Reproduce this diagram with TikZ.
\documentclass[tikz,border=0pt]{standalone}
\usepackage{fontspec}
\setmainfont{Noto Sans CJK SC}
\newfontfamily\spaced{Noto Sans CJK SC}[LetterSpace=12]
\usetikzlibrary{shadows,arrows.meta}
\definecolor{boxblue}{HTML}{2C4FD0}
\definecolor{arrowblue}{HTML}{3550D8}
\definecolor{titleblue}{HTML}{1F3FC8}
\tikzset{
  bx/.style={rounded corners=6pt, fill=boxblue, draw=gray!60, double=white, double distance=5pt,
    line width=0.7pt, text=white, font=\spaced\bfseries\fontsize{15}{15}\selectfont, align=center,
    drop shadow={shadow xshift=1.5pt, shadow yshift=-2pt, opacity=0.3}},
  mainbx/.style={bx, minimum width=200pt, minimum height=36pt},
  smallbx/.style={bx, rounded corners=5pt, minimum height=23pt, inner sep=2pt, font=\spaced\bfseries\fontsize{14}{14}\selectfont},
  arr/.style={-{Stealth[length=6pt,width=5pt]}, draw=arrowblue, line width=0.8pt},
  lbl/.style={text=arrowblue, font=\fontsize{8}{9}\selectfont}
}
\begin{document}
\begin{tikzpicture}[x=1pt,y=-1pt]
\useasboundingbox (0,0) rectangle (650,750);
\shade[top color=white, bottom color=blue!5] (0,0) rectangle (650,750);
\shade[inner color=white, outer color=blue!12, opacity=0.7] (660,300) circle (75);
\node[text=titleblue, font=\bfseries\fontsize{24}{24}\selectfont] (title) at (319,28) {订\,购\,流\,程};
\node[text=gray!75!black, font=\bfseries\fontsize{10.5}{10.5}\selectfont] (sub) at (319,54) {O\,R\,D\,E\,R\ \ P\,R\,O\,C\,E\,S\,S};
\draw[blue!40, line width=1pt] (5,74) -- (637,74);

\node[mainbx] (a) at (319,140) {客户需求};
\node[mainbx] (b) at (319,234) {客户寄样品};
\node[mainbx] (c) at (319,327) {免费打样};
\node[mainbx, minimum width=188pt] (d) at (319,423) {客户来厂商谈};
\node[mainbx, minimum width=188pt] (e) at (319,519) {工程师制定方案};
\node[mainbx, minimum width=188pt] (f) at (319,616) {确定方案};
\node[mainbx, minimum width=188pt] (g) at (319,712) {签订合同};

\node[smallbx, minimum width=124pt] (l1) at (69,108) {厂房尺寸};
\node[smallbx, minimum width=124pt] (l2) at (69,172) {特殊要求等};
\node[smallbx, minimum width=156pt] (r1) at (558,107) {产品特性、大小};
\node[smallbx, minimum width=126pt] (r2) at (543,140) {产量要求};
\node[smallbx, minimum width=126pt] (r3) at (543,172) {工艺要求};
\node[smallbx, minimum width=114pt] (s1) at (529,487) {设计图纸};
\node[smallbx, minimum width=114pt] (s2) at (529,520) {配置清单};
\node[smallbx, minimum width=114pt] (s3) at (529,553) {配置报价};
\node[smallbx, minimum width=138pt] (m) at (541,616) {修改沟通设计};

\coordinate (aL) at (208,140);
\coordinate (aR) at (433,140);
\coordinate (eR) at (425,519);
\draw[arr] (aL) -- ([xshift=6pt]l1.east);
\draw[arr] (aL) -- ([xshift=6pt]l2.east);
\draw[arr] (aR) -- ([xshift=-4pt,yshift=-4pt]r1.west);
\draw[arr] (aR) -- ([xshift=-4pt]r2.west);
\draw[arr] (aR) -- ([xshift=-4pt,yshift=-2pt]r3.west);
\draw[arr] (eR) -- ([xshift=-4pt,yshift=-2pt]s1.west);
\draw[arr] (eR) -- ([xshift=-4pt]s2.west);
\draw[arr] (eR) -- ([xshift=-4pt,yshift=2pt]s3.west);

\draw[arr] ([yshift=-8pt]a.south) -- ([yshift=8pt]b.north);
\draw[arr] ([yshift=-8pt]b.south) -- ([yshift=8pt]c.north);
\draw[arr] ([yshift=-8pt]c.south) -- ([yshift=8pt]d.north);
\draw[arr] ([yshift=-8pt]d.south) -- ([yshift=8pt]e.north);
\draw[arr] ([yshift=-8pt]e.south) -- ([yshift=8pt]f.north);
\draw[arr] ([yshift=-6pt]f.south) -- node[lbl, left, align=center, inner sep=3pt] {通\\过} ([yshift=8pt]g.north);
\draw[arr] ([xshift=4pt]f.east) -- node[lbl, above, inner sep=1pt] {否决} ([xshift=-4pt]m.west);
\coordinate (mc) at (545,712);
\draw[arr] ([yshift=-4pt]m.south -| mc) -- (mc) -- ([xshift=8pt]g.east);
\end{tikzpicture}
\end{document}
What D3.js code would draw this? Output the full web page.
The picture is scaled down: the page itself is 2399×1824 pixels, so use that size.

AIM: Nothing should be changed: write out all of the data as is.

RESULT OF THIS TASK:
Reproduce this diagram with TikZ.
\documentclass[tikz,border=0pt]{standalone}
\usepackage{fontspec}
\setmainfont{Noto Sans CJK SC}
\newfontfamily\spaced{Noto Sans CJK SC}[LetterSpace=12]
\usetikzlibrary{shadows,arrows.meta}
\definecolor{boxblue}{HTML}{2C4FD0}
\definecolor{arrowblue}{HTML}{3550D8}
\definecolor{titleblue}{HTML}{1F3FC8}
\tikzset{
  bx/.style={rounded corners=6pt, fill=boxblue, draw=gray!60, double=white, double distance=5pt,
    line width=0.7pt, text=white, font=\spaced\bfseries\fontsize{15}{15}\selectfont, align=center,
    drop shadow={shadow xshift=1.5pt, shadow yshift=-2pt, opacity=0.3}},
  mainbx/.style={bx, minimum width=200pt, minimum height=36pt},
  smallbx/.style={bx, rounded corners=5pt, minimum height=23pt, inner sep=2pt, font=\spaced\bfseries\fontsize{14}{14}\selectfont},
  arr/.style={-{Stealth[length=6pt,width=5pt]}, draw=arrowblue, line width=0.8pt},
  lbl/.style={text=arrowblue, font=\fontsize{8}{9}\selectfont}
}
\begin{document}
\begin{tikzpicture}[x=1pt,y=-1pt]
\useasboundingbox (0,0) rectangle (650,750);
\shade[top color=white, bottom color=blue!5] (0,0) rectangle (650,750);
\shade[inner color=white, outer color=blue!12, opacity=0.7] (660,300) circle (75);
\node[text=titleblue, font=\bfseries\fontsize{24}{24}\selectfont] (title) at (319,28) {订\,购\,流\,程};
\node[text=gray!75!black, font=\bfseries\fontsize{10.5}{10.5}\selectfont] (sub) at (319,54) {O\,R\,D\,E\,R\ \ P\,R\,O\,C\,E\,S\,S};
\draw[blue!40, line width=1pt] (5,74) -- (637,74);

\node[mainbx] (a) at (319,140) {客户需求};
\node[mainbx] (b) at (319,234) {客户寄样品};
\node[mainbx] (c) at (319,327) {免费打样};
\node[mainbx, minimum width=188pt] (d) at (319,423) {客户来厂商谈};
\node[mainbx, minimum width=188pt] (e) at (319,519) {工程师制定方案};
\node[mainbx, minimum width=188pt] (f) at (319,616) {确定方案};
\node[mainbx, minimum width=188pt] (g) at (319,712) {签订合同};

\node[smallbx, minimum width=124pt] (l1) at (69,108) {厂房尺寸};
\node[smallbx, minimum width=124pt] (l2) at (69,172) {特殊要求等};
\node[smallbx, minimum width=156pt] (r1) at (558,107) {产品特性、大小};
\node[smallbx, minimum width=126pt] (r2) at (543,140) {产量要求};
\node[smallbx, minimum width=126pt] (r3) at (543,172) {工艺要求};
\node[smallbx, minimum width=114pt] (s1) at (529,487) {设计图纸};
\node[smallbx, minimum width=114pt] (s2) at (529,520) {配置清单};
\node[smallbx, minimum width=114pt] (s3) at (529,553) {配置报价};
\node[smallbx, minimum width=138pt] (m) at (541,616) {修改沟通设计};

\coordinate (aL) at (208,140);
\coordinate (aR) at (433,140);
\coordinate (eR) at (425,519);
\draw[arr] (aL) -- ([xshift=6pt]l1.east);
\draw[arr] (aL) -- ([xshift=6pt]l2.east);
\draw[arr] (aR) -- ([xshift=-4pt,yshift=-4pt]r1.west);
\draw[arr] (aR) -- ([xshift=-4pt]r2.west);
\draw[arr] (aR) -- ([xshift=-4pt,yshift=-2pt]r3.west);
\draw[arr] (eR) -- ([xshift=-4pt,yshift=-2pt]s1.west);
\draw[arr] (eR) -- ([xshift=-4pt]s2.west);
\draw[arr] (eR) -- ([xshift=-4pt,yshift=2pt]s3.west);

\draw[arr] ([yshift=-8pt]a.south) -- ([yshift=8pt]b.north);
\draw[arr] ([yshift=-8pt]b.south) -- ([yshift=8pt]c.north);
\draw[arr] ([yshift=-8pt]c.south) -- ([yshift=8pt]d.north);
\draw[arr] ([yshift=-8pt]d.south) -- ([yshift=8pt]e.north);
\draw[arr] ([yshift=-8pt]e.south) -- ([yshift=8pt]f.north);
\draw[arr] ([yshift=-6pt]f.south) -- node[lbl, left, align=center, inner sep=3pt] {通\\过} ([yshift=8pt]g.north);
\draw[arr] ([xshift=4pt]f.east) -- node[lbl, above, inner sep=1pt] {否决} ([xshift=-4pt]m.west);
\coordinate (mc) at (545,712);
\draw[arr] ([yshift=-4pt]m.south -| mc) -- (mc) -- ([xshift=8pt]g.east);
\end{tikzpicture}
\end{document}
What D3.js code would draw this? Output the full web page.
The picture is scaled down: the page itself is 2399×1824 pixels, so use that size.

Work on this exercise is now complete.